La temporalità dell’occupazione

dal sito operazionecolomba.it, pensieri di una volontaria.

20 settembre 2022

Questa volta la cosa che mi fa più paura è il vuoto del ritorno.
Mantenere il senso di follia – “questo non è normale!”.
Invece, nel vuoto delle parole di chi non ha mai visto, so che si perde l’assurdo.
Si perde la tensione della violenza, della paura e della quiete.
Perché le parole sono dette da un’altra parte, dove lo squillo del telefono non ti fa salire il cuore in gola, dove non c’è la dolcezza del tè bevuto in un silenzio che, da altre parti, mette a disagio.
So che questa è la tensione che vive ogni volontaria – cosa ne faccio della mia (non)appartenenza? – straniera qui e straniera a casa.
Almeno per quanto riguarda la Palestina.

Alcuni arrivano: “dov’è la lotta? Cosa posso fare? Come posso essere utile?”.
Lo capisco.
Però…
Io mi godo i momenti di quiete, dove non succede niente e ti senti “inutile”.
Mi godo ogni piatto lavato per A., ogni momento passato insieme…“fi gaua?” “Faddal!”
Perché, purtroppo….
Pausa.
La temporalità dell’occupazione non segue gli scatti di un film d’azione.

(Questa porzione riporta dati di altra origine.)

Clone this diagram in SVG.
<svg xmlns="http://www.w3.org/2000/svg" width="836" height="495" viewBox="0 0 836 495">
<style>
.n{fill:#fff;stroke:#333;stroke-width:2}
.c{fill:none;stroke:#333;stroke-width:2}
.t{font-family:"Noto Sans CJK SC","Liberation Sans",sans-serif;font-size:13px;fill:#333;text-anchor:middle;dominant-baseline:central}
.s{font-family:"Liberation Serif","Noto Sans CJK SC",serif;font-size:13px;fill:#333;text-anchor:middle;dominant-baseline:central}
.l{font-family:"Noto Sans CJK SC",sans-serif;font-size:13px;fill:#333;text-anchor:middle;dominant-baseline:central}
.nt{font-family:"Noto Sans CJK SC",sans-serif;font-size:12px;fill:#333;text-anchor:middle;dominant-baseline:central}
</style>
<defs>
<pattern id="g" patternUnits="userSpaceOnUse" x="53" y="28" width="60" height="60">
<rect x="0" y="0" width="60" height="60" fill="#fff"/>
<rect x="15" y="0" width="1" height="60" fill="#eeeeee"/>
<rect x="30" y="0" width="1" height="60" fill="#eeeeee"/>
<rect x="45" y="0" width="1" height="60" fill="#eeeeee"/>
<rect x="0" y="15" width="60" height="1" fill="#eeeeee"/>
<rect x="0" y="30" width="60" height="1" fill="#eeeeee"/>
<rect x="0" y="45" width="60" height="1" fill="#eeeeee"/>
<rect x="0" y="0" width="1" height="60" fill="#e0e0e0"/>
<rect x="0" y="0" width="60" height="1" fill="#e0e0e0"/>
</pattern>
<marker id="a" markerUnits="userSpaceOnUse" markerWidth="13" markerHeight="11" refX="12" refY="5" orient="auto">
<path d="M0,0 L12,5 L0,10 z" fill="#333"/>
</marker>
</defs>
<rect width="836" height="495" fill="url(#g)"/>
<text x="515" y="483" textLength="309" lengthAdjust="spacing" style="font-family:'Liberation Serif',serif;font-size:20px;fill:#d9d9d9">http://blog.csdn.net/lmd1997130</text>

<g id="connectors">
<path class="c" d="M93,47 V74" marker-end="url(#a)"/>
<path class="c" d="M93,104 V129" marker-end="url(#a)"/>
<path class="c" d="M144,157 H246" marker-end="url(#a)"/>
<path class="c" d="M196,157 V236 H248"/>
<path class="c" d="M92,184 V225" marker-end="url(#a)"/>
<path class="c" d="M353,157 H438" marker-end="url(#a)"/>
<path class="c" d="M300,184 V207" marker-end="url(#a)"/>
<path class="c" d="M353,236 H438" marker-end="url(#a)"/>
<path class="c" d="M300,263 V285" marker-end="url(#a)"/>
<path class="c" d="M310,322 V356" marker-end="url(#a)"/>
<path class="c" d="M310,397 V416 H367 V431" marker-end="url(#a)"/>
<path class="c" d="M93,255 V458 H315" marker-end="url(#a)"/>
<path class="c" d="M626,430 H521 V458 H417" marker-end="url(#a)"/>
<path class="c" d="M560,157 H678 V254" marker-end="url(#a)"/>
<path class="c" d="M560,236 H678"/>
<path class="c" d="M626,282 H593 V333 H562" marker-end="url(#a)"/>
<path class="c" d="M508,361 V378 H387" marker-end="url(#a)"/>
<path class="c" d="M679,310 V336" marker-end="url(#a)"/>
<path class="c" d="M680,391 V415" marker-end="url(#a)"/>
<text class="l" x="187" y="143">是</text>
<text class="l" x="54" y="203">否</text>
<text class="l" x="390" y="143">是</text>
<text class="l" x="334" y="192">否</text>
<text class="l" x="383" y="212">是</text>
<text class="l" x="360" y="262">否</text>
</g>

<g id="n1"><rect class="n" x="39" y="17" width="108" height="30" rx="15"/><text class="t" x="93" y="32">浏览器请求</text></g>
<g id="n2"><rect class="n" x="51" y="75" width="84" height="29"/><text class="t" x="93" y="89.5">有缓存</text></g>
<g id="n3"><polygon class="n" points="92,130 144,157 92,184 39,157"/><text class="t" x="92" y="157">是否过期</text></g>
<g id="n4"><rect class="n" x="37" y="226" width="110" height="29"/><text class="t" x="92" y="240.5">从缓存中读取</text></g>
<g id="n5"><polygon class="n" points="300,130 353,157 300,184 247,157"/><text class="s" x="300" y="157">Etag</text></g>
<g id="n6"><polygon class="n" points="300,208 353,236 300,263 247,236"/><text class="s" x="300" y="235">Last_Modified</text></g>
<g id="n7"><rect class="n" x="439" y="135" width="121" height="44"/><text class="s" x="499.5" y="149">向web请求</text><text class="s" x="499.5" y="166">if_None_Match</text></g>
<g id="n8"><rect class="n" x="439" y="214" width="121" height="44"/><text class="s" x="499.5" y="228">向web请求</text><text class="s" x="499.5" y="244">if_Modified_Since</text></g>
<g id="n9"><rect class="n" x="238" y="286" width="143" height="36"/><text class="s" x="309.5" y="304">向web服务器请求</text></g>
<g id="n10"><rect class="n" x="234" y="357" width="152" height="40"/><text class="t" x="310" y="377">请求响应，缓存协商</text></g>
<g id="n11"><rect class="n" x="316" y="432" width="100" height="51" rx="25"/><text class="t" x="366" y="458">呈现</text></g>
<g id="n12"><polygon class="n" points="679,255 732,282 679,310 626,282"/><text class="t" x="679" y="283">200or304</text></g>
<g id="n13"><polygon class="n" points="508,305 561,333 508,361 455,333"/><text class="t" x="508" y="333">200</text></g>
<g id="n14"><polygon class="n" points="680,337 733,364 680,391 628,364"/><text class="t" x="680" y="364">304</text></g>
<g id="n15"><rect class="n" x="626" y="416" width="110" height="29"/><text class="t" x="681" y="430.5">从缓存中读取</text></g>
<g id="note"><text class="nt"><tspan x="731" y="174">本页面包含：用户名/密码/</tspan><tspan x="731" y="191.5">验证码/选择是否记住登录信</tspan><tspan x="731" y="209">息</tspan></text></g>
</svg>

Ci sono momenti infiniti in cui non succede niente.
Momenti brevissimi in cui non succede niente.
Questo niente, però, finisce prima che tu te ne accorga.
Live your life as if nothing has happened. Ce lo dice G. al telefono, mentre cerchiamo di riprenderci da un episodio molto violento.
Quella frase mi è rimasta dentro, perché con il centro gravitazionale spostato, le gambe tremanti, non puoi permetterti di immobilizzarti.
Devi ignorare quel niente.
Devi continuare a vivere, come se niente fosse successo, per non lasciare che la paura ti paralizzi.
Ma nelle retrovie della mente qualcosa sta succedendo sempre.
La tensione è sempre lì.
La temporalità dell’occupazione ti circonda di melassa: per ogni passo che fai ti sembra di aver spostato montagne, e poi ti accorgi che, alcuni giorni, sei tornata indietro di due.
Non è successo niente, però il pastore non si fida a tornare, guarda l’avamposto e, anche se tutto è apparentemente tranquillo, mormora “mushkile”, si volta e si allontana.
Questo niente avvolge, collega, spiega quando poi succede tutto.

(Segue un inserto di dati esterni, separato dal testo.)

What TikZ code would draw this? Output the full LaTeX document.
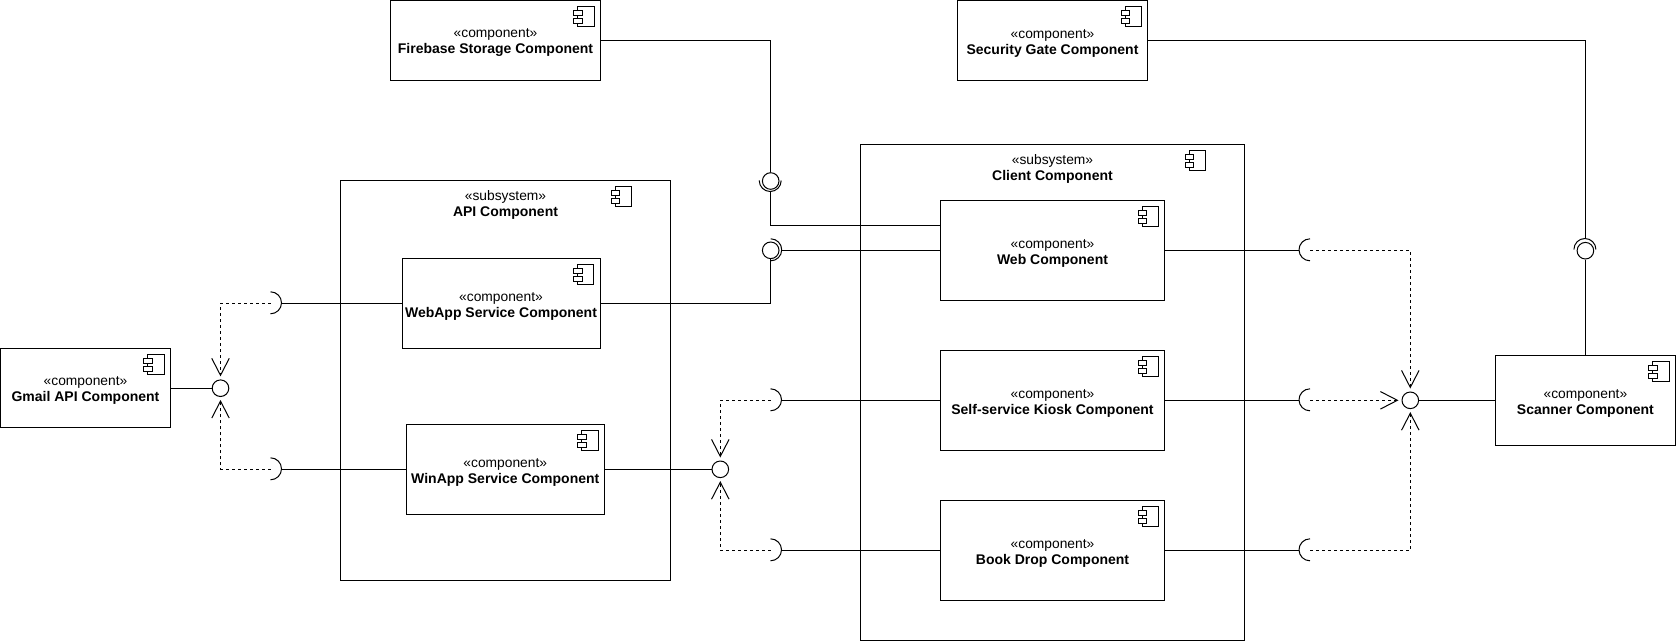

In un attimo i coloni si coprono il volto, un fucile viene caricato, arrivano venti camionette di notte, cercano un coltello che non esiste e tu stavi solo dormendo.
Stanotte ho sognato il vuoto del ritorno, l’incomunicabilità dei tempi morti.
Non voglio parlare di violenza, non voglio scioccare, non vorrei che alla gente a casa importasse solo perché c’ero io davanti al fucile.
Vorrei non dover fare affidamento sulle parole.
Vorrei far sentire quello che si prova, tutti i giorni, a guardare i sassi spostati dagli zoccoli delle pecore (principalmente noia).
Ed è bellissimo essere annoiate, non avere niente da fare.
Vorrei saper comunicare quel niente, portandoci dentro tutto, ed evitare di banalizzare l’incontro con l’altro.
 I “poveri” palestinesi e le “buone, eroiche” volontarie.
Le finte tregue dell’occupazione costruiscono anche queste narrative.
Insieme ai muri, tocca abbattere anche questo.
L’altro giorno M. e F. si sono piazzati con le pecore davanti alla nuova tenda costruita illegalmente dai coloni dell’avamposto.

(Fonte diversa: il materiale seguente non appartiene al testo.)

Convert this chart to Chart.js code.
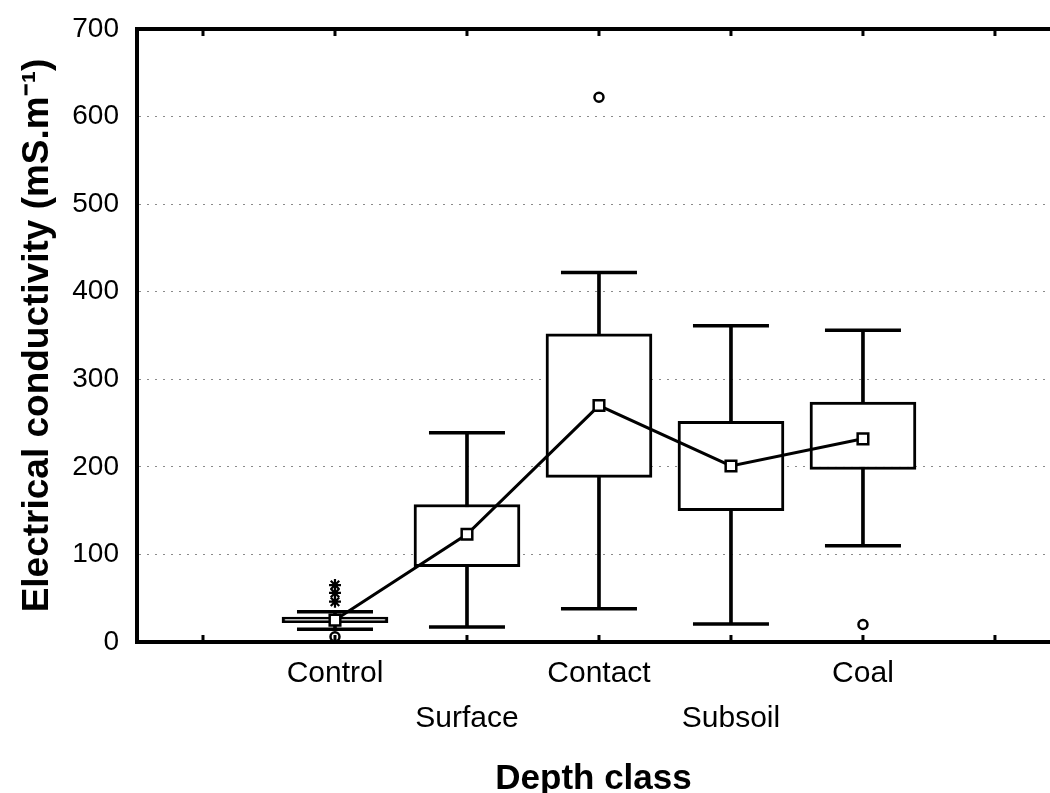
<!DOCTYPE html>
<html><head><meta charset="utf-8">
<script src="https://cdn.jsdelivr.net/npm/chart.js@4/dist/chart.umd.min.js"></script>
<style>html,body{margin:0;padding:0;background:#fff;}canvas{display:block;}</style>
</head><body>
<canvas id="c" width="1050" height="793"></canvas>
<script>
const categories = ['Control','Surface','Contact','Subsoil','Coal'];
const medians = [25, 123, 270, 201, 232];
const q1 = [22, 86, 188, 150, 197];
const q3 = [28.5, 157, 352, 252, 274];
const whiskerLow = [14.5, 17, 38, 20.5, 110];
const whiskerHigh = [34.5, 239, 422, 361, 356];
const outliers = [[6], [], [622], [], [20]];
const extremes = [[46, 56, 65], [], [], [], []];
const yTicks = [0, 100, 200, 300, 400, 500, 600, 700];
const xSlots = [0, 1, 2, 3, 4, 5, 6];

const FONT = '"Liberation Sans", Arial, Helvetica, sans-serif';
const pos = i => i + 1;

const stemData = categories.map((c, i) => ({x: pos(i), y: [whiskerLow[i], whiskerHigh[i]]}));
const boxData = categories.map((c, i) => ({x: pos(i), y: [q1[i], q3[i]]}));
const capData = [];
categories.forEach((c, i) => { capData.push({x: pos(i), y: whiskerLow[i]}); capData.push({x: pos(i), y: whiskerHigh[i]}); });
const medianData = categories.map((c, i) => ({x: pos(i), y: medians[i]}));
const outlierData = [];
outliers.forEach((arr, i) => arr.forEach(v => outlierData.push({x: pos(i), y: v})));
const extremeData = [];
extremes.forEach((arr, i) => arr.forEach(v => extremeData.push({x: pos(i), y: v})));

const zeroPad = s => { s.paddingLeft = 0; s.paddingRight = 0; s.paddingTop = 0; s.paddingBottom = 0; };

const framePlugin = {
  id: 'frame',
  afterDatasetsDraw(chart) {
    const {ctx, chartArea: a, scales: {x}} = chart;
    ctx.save();
    ctx.strokeStyle = '#000';
    ctx.lineWidth = 4;
    ctx.beginPath(); ctx.moveTo(a.left - 2, a.top); ctx.lineTo(a.right, a.top); ctx.stroke();
    ctx.lineWidth = 3;
    x.ticks.forEach(t => {
      const px = x.getPixelForValue(t.value);
      ctx.beginPath();
      ctx.moveTo(px, a.top); ctx.lineTo(px, a.top + 7);
      ctx.moveTo(px, a.bottom); ctx.lineTo(px, a.bottom - 7);
      ctx.stroke();
    });
    ctx.restore();
  }
};

new Chart(document.getElementById('c'), {
  type: 'bar',
  data: {
    datasets: [
      {type: 'bar', data: stemData, backgroundColor: '#000', borderWidth: 0, barThickness: 3, grouped: false, order: 5},
      {type: 'bar', data: boxData, backgroundColor: '#fff', borderColor: '#000', borderWidth: 3, borderSkipped: false, barThickness: 106, grouped: false, order: 4},
      {type: 'line', data: capData, showLine: false, pointStyle: 'line', pointRadius: 38, borderColor: '#000', pointBorderWidth: 3.5, order: 3},
      {type: 'line', data: medianData, borderColor: '#000', borderWidth: 3, pointStyle: 'rect', pointRadius: 7.5, pointBackgroundColor: '#fff', pointBorderColor: '#000', pointBorderWidth: 2.5, order: 2},
      {type: 'line', data: outlierData, showLine: false, pointStyle: 'circle', pointRadius: 4.5, pointBackgroundColor: '#fff', pointBorderColor: '#000', pointBorderWidth: 2.5, order: 1},
      {type: 'line', data: extremeData, showLine: false, pointStyle: 'star', pointRadius: 6, pointBorderColor: '#000', pointBorderWidth: 2.2, order: 0}
    ]
  },
  options: {
    responsive: false,
    devicePixelRatio: 1,
    animation: false,
    events: [],
    layout: {padding: {top: 29, right: 0, bottom: 0, left: 0}, autoPadding: false},
    plugins: {legend: {display: false}, tooltip: {enabled: false}},
    scales: {
      x: {
        type: 'linear', position: 'bottom', min: -0.5, max: 6.417, offset: false,
        afterBuildTicks: s => { s.ticks = xSlots.map(v => ({value: v})); },
        afterFit: s => { s.height = 151; zeroPad(s); },
        grid: {display: false, drawTicks: false},
        border: {display: true, width: 4, color: '#000'},
        ticks: {
          autoSkip: false, maxRotation: 0, minRotation: 0, padding: 9, color: '#000',
          font: {family: FONT, size: 30, lineHeight: 1.5},
          callback: v => {
            const i = Math.round(v) - 1;
            if (i < 0 || i >= categories.length) return '';
            return i % 2 === 1 ? ['', categories[i]] : categories[i];
          }
        },
        title: {display: true, text: 'Depth class', color: '#000', font: {family: FONT, size: 35, weight: 'bold', lineHeight: 0.8}, padding: {top: 0, bottom: 0}}
      },
      y: {
        type: 'linear', min: 0, max: 700,
        afterBuildTicks: s => { s.ticks = yTicks.map(v => ({value: v})); },
        afterFit: s => { s.width = 137; zeroPad(s); },
        grid: {drawTicks: false, lineWidth: 1, color: c => (c.tick && c.tick.value > 0 && c.tick.value < 700) ? '#8a8a8a' : 'rgba(0,0,0,0)'},
        border: {display: true, width: 4, color: '#000', dash: [2, 6]},
        ticks: {padding: 18, color: '#000', font: {family: FONT, size: 28}},
        title: {display: true, text: 'Electrical conductivity (mS.m⁻¹)', color: '#000', font: {family: FONT, size: 37, weight: 'bold', lineHeight: 1.2}, padding: {top: 16, bottom: 0}}
      }
    }
  },
  plugins: [framePlugin]
});
</script>
</body></html>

Dopo attacchi particolarmente violenti, i pastori palestinesi avevano smesso di venire in questa zona.
Invece, l’altro giorno, dopo che avevamo passato ore sotto il sole a discutere con i soldati, con i coloni, con le pecore, con l’universo creato, loro hanno preso le  greggi e si sono messi lì, sulle loro terre, a pascolare.
Il sole si era alzato da poco, tutto era dorato e rosa.
M. e F. chiacchieravano tranquilli.
A me è venuta la pelle d’oca.
Per spiegare perché mi è venuta la pelle d’oca dovrei raccontare tutto: i confini invisibili, le violenze, il ritorno, la paura, le dinamiche tra internazionali, palestinesi e israeliani.
E comunque non sarebbe abbastanza.
Vorrei portarvi lì con me, a godervi questa scena del sole che sorge sul coraggio di due pastori.